Ethiopia’s Central Bank Governor Mamo Mihretu Steps Down After Two Years of Sweeping Reforms
Addis Ababa — Mamo Mihretu, Governor of the National Bank of Ethiopia (NBE), has resigned after a tenure that redefined the country’s financial sector through bold reforms, including floating the birr, opening the banking industry to foreign competition, and launching the first securities exchange in decades.
Mihretu, who was appointed in January 2023 by Prime Minister Abiy Ahmed, confirmed his departure in a farewell letter on Tuesday, saying the time had come to “pursue other passions and tackle other challenges.”
A Reformist’s Tenure
In his letter, Mihretu credited Abiy Ahmed’s leadership and said he was “grateful for the opportunity to serve as a longstanding member of Ethiopia’s macroeconomic team that helped design and lead the Home-Grown Economic Reform Program.”
During his two years at the helm of the central bank, Mihretu’s agenda included:
- Floating the Birr (July 2024): Ethiopia abandoned its tightly managed exchange rate, letting the birr fall around 30% against the dollar to align with market forces. The move was central to unlocking a $10.7 billion IMF–World Bank financing package.
- Banking Liberalization (Dec 2024): Lawmakers passed legislation to allow foreign banks to operate in Ethiopia, ending decades of domestic-only control and capping foreign ownership at 40%.
- Capital Market Launch (Jan 2025): The Ethiopian Securities Exchange (ESX) opened, the first since the Haile Selassie era. By mid-2025, government Treasury bills were trading on the ESX with a central securities depository in place.
- Digital Payments Expansion: Under NBE’s oversight, digital transactions grew more than ten-fold, supported by the National Digital Payments Strategy.
Gains in Stability
Mihretu pointed to measurable progress under his watch:
- Foreign currency reserves tripled, reaching record highs.
- Inflation fell to its lowest in seven years, projected at ~10% in FY2025/26, the lowest in a decade.
- The financial sector’s assets surpassed 5 trillion birr, reflecting accelerated growth in banking activity.
“These and other historic achievements of the government are nothing short of remarkable,” he wrote, thanking NBE staff for their professionalism and dedication.
The Letter in His Own Words
“After seven years of dedicated public service in different capacities, the time has come for me to leave government to pursue other passions and tackle other challenges.

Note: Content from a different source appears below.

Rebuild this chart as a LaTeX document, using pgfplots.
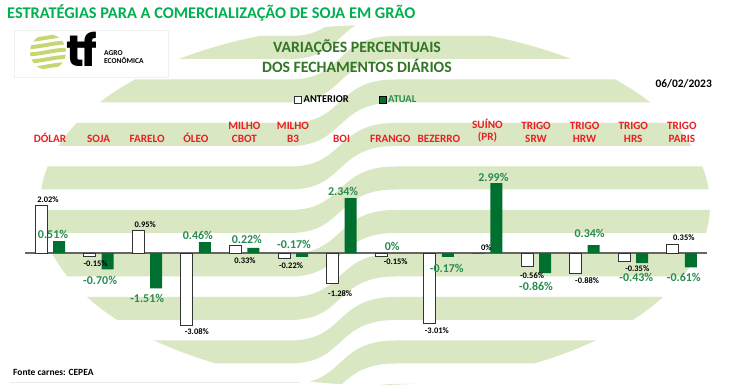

I am incredibly proud of the work we did at the National Bank of Ethiopia. We opened the financial sector to foreign banks, advanced digital inclusion, and secured $10.5B in external financing from partners including the IMF and World Bank, while stabilizing the macroeconomy and restoring investor confidence.
On leaving the NBE today, I am confident that the vision of a modern central bank that is fit for purpose is within reach.” — Mamo Mihretu
Market Outlook
Mihretu’s resignation comes as Ethiopia navigates delicate macroeconomic terrain:
- Currency Volatility: The floating birr continues to trade under pressure, with the official and parallel market rates gradually converging but still vulnerable to external shocks.
- Foreign Bank Entry: Analysts expect Kenya’s KCB Group and South Africa’s Standard Bank to be among the first movers once regulatory frameworks are finalized.
- Debt and Financing: Continued disbursement of IMF and World Bank funds hinges on Ethiopia’s adherence to reforms, fiscal discipline, and ongoing debt-restructuring negotiations.
Legacy and Uncertainty
Mihretu’s central bank tenure compressed decades of liberalization into two years. Supporters argue the reforms were overdue and necessary to unlock foreign financing. Critics caution that the social costs—particularly from currency devaluation—risk undermining public support.
Still, his departure leaves Ethiopia’s financial system at a crossroads. The reforms he championed have laid the groundwork for a modernized economy, but their durability will depend on sustained political backing and investor confidence.